### Dataset section

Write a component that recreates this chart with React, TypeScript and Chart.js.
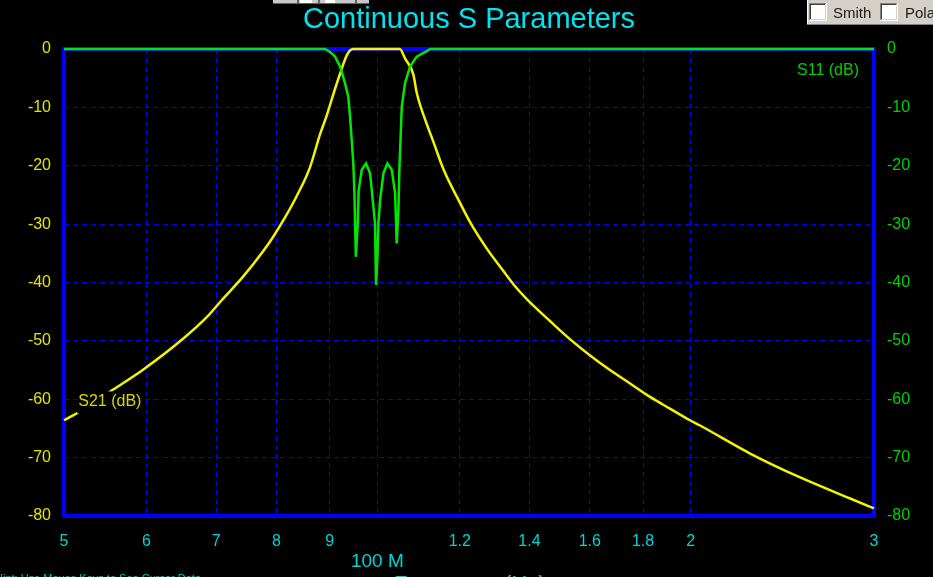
import React, { useEffect, useRef } from "react";
import { Chart, registerables } from "chart.js";

Chart.register(...registerables);

// ---- data (frequency in MHz, level in dB) ----
const s21Freq = [50, 51.8, 55.8, 59.6, 65.1, 68.6, 70.9, 74.3, 77.7, 79.4, 81.5, 83.6, 86.1, 88.1, 89.4, 90.7, 92.1, 93.5, 94.8, 105.1, 106.3, 108.3, 109.1, 111.2, 113.2, 115.8, 120.1, 122.8, 127.4, 132.1, 135.1, 139.1, 146.5, 153.1, 160.1, 167.3, 174.9, 182.8, 191.0, 199.7, 204.2, 228.1, 254.8, 284.6, 300];
const s21Db = [-63.6, -62.1, -58.3, -54.9, -49.6, -45.9, -43.0, -39.0, -34.6, -32.2, -28.9, -25.3, -20.4, -14.6, -11.4, -7.8, -4.2, -1.0, 0, 0, -1.6, -4.4, -7.5, -12.2, -15.9, -20.7, -26.4, -29.7, -34.2, -38.0, -40.3, -42.8, -46.6, -49.7, -52.5, -55.0, -57.3, -59.6, -61.6, -63.6, -64.5, -69.3, -73.4, -77.0, -78.7];

const s11Freq = [50, 89.06, 90.05, 91.07, 92.08, 93.11, 93.78, 94.14, 94.49, 94.82, 95.04, 95.35, 95.75, 95.95, 96.61, 97.53, 98.4, 98.99, 99.49, 99.71, 100.0, 100.23, 100.61, 101.35, 102.24, 103.24, 104.0, 104.38, 104.77, 104.99, 105.55, 106.3, 107.5, 109.1, 111.2, 112.4, 300];
const s11Db = [0, 0, -0.5, -1.3, -3.0, -5.9, -8.2, -11.6, -15.6, -19.6, -24.2, -35.6, -30.0, -24.2, -20.7, -19.6, -21.3, -25.9, -29.9, -40.4, -36.0, -29.9, -25.9, -21.3, -19.6, -20.7, -24.7, -33.3, -27.6, -20.7, -9.9, -5.9, -3.0, -1.3, -0.5, 0, 0];

const xTickValues = [50, 60, 70, 80, 90, 100, 120, 140, 160, 180, 200, 300];
const xTickLabels = ["5", "6", "7", "8", "9", "", "1.2", "1.4", "1.6", "1.8", "2", "3"];
const centerLabelFreq = 100;
const centerLabel = "100 M";

const yMin = -80;
const yMax = 0;
const yStep = 10;

const titleText = "Continuous S Parameters";
const s21Label = "S21 (dB)";
const s11Label = "S11 (dB)";
const hintText = "Hint: Use Mouse Keys to See Cursor Data";
const xAxisTitle = "Frequency (Hz)";

const FONT = '"Liberation Sans", Arial, sans-serif';

const W = 933;
const H = 577;

function drawCheckbox(ctx: CanvasRenderingContext2D, x: number, y: number, s: number) {
  ctx.fillStyle = "#ffffff";
  ctx.fillRect(x, y, s, s);
  ctx.fillStyle = "#808080";
  ctx.fillRect(x, y, s, 1);
  ctx.fillRect(x, y, 1, s);
  ctx.fillStyle = "#404040";
  ctx.fillRect(x + 1, y + 1, s - 2, 1);
  ctx.fillRect(x + 1, y + 1, 1, s - 2);
  ctx.fillStyle = "#ffffff";
  ctx.fillRect(x, y + s - 1, s, 1);
  ctx.fillRect(x + s - 1, y, 1, s);
  ctx.fillStyle = "#d4d0c8";
  ctx.fillRect(x + 1, y + s - 2, s - 2, 1);
  ctx.fillRect(x + s - 2, y + 1, 1, s - 2);
}

const decorPlugin = {
  id: "decor",
  beforeDraw(chart: any) {
    const ctx = chart.ctx as CanvasRenderingContext2D;
    ctx.save();
    ctx.fillStyle = "#000000";
    ctx.fillRect(0, 0, chart.width, chart.height);
    ctx.restore();
  },
  beforeDatasetsDraw(chart: any) {
    const ctx = chart.ctx as CanvasRenderingContext2D;
    const a = chart.chartArea;
    ctx.save();
    ctx.strokeStyle = "#0000ff";
    ctx.lineWidth = 4;
    ctx.strokeRect(a.left, a.top, a.right - a.left, a.bottom - a.top);
    ctx.restore();
  },
  afterDraw(chart: any) {
    const ctx = chart.ctx as CanvasRenderingContext2D;
    const a = chart.chartArea;
    const xs = chart.scales.x;
    const ys = chart.scales.y;
    ctx.save();

    // title
    ctx.fillStyle = "#00e4f0";
    ctx.font = `29px ${FONT}`;
    ctx.textAlign = "center";
    ctx.textBaseline = "alphabetic";
    ctx.fillText(titleText, (a.left + a.right) / 2, 28);

    // 100 M label under the axis
    ctx.fillStyle = "#00d4d8";
    ctx.font = `19px ${FONT}`;
    ctx.textAlign = "center";
    ctx.fillText(centerLabel, xs.getPixelForValue(centerLabelFreq), 567);

    // S21 label with black box behind
    const lx = xs.getPixelForValue(51.6);
    const ly = ys.getPixelForValue(-60.2);
    ctx.font = `16px ${FONT}`;
    const tw = ctx.measureText(s21Label).width;
    ctx.fillStyle = "#000000";
    ctx.fillRect(lx - 1, ly - 9, tw + 3, 22);
    ctx.fillStyle = "#d8d800";
    ctx.textAlign = "left";
    ctx.textBaseline = "middle";
    ctx.fillText(s21Label, lx, ly + 1);

    // S11 label
    ctx.fillStyle = "#00d000";
    ctx.textAlign = "right";
    ctx.textBaseline = "alphabetic";
    ctx.fillText(s11Label, a.right - 15, a.top + 26);

    // hint and axis title (cut at bottom edge)
    ctx.fillStyle = "#00c4c8";
    ctx.font = `11px ${FONT}`;
    ctx.textAlign = "left";
    ctx.fillText(hintText, -5, 582);
    ctx.fillStyle = "#00d4d8";
    ctx.font = `22px ${FONT}`;
    ctx.fillText(xAxisTitle, 394, 591);

    // top-right checkbox panel
    ctx.fillStyle = "#d4d0c8";
    ctx.fillRect(807, 0, W - 807, 25);
    ctx.fillStyle = "#ffffff";
    ctx.fillRect(807, 0, 1, 25);
    ctx.fillStyle = "#808080";
    ctx.fillRect(807, 24, W - 807, 1);
    drawCheckbox(ctx, 809, 3, 18);
    drawCheckbox(ctx, 880, 3, 18);
    ctx.fillStyle = "#1a1a1a";
    ctx.font = `15px ${FONT}`;
    ctx.textAlign = "left";
    ctx.textBaseline = "alphabetic";
    ctx.fillText("Smith", 833, 18);
    ctx.fillText("Polar", 905, 18);

    // small control stub at top
    ctx.fillStyle = "#c8c8c8";
    ctx.fillRect(273, 0, 96, 4);
    ctx.fillStyle = "#ffffff";
    ctx.fillRect(300, 0, 12, 3);
    ctx.fillRect(325, 0, 10, 3);
    ctx.fillStyle = "#606060";
    ctx.fillRect(273, 3, 96, 1);
    ctx.fillRect(297, 0, 2, 3);
    ctx.fillRect(318, 0, 2, 3);
    ctx.fillRect(355, 0, 2, 3);

    ctx.restore();
  },
};

export default function App() {
  const canvasRef = useRef<HTMLCanvasElement | null>(null);

  useEffect(() => {
    if (!canvasRef.current) return;
    const s21Points = s21Freq.map((f, i) => ({ x: f, y: s21Db[i] }));
    const s11Points = s11Freq.map((f, i) => ({ x: f, y: s11Db[i] }));

    const chart = new Chart(canvasRef.current, {
      type: "line",
      data: {
        datasets: [
          {
            label: "S11",
            data: s11Points,
            borderColor: "#00e800",
            borderWidth: 2.5,
            pointRadius: 0,
            tension: 0,
            clip: false as any,
            order: 0,
            yAxisID: "y",
          },
          {
            label: "S21",
            data: s21Points,
            borderColor: "#f4f400",
            borderWidth: 2.5,
            pointRadius: 0,
            cubicInterpolationMode: "monotone",
            clip: false as any,
            order: 1,
            yAxisID: "y",
          },
        ],
      },
      options: {
        animation: false,
        responsive: false,
        devicePixelRatio: 1,
        parsing: true,
        layout: { padding: { top: 49, left: 0, right: 0, bottom: 0 } },
        plugins: {
          legend: { display: false },
          title: { display: false },
          tooltip: { enabled: false },
        },
        events: [],
        scales: {
          x: {
            type: "logarithmic",
            min: 50,
            max: 300,
            afterBuildTicks: (scale: any) => {
              scale.ticks = xTickValues.map((v) => ({ value: v }));
            },
            afterFit: (scale: any) => {
              scale.height = 61;
            },
            grid: { color: "#0000ff", lineWidth: 1, drawTicks: false },
            border: { display: false, dash: [5, 4] },
            ticks: {
              color: "#00d4d8",
              font: { size: 16, family: FONT },
              padding: 16,
              maxRotation: 0,
              autoSkip: false,
              callback: (value: any) => {
                const i = xTickValues.indexOf(Number(value));
                return i >= 0 ? xTickLabels[i] : "";
              },
            },
          },
          y: {
            type: "linear",
            position: "left",
            min: yMin,
            max: yMax,
            afterFit: (scale: any) => {
              scale.width = 64;
            },
            grid: { color: "#0000ff", lineWidth: 1, drawTicks: false },
            border: { display: false, dash: [5, 4] },
            ticks: {
              stepSize: yStep,
              color: "#e4e400",
              font: { size: 16, family: FONT },
              padding: 13,
            },
          },
          y2: {
            type: "linear",
            position: "right",
            min: yMin,
            max: yMax,
            afterFit: (scale: any) => {
              scale.width = 59;
            },
            grid: { display: false, drawTicks: false },
            border: { display: false },
            ticks: {
              stepSize: yStep,
              color: "#00d000",
              font: { size: 16, family: FONT },
              padding: 13,
            },
          },
        },
      } as any,
      plugins: [decorPlugin],
    });

    return () => {
      chart.destroy();
    };
  }, []);

  return (
    <div
      style={{
        position: "fixed",
        left: 0,
        top: 0,
        width: W,
        height: H,
        background: "#000",
        overflow: "hidden",
      }}
    >
      <canvas ref={canvasRef} width={W} height={H} style={{ display: "block", width: W, height: H }} />
    </div>
  );
}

### Written request
Exactly reproduce the run of lines from the start of the listing through the line with "-73.4, -77.0, -78.7];", inclusive; pictures are not copied.

### Correct answer
Write a component that recreates this chart with React, TypeScript and Chart.js.
import React, { useEffect, useRef } from "react";
import { Chart, registerables } from "chart.js";

Chart.register(...registerables);

// ---- data (frequency in MHz, level in dB) ----
const s21Freq = [50, 51.8, 55.8, 59.6, 65.1, 68.6, 70.9, 74.3, 77.7, 79.4, 81.5, 83.6, 86.1, 88.1, 89.4, 90.7, 92.1, 93.5, 94.8, 105.1, 106.3, 108.3, 109.1, 111.2, 113.2, 115.8, 120.1, 122.8, 127.4, 132.1, 135.1, 139.1, 146.5, 153.1, 160.1, 167.3, 174.9, 182.8, 191.0, 199.7, 204.2, 228.1, 254.8, 284.6, 300];
const s21Db = [-63.6, -62.1, -58.3, -54.9, -49.6, -45.9, -43.0, -39.0, -34.6, -32.2, -28.9, -25.3, -20.4, -14.6, -11.4, -7.8, -4.2, -1.0, 0, 0, -1.6, -4.4, -7.5, -12.2, -15.9, -20.7, -26.4, -29.7, -34.2, -38.0, -40.3, -42.8, -46.6, -49.7, -52.5, -55.0, -57.3, -59.6, -61.6, -63.6, -64.5, -69.3, -73.4, -77.0, -78.7];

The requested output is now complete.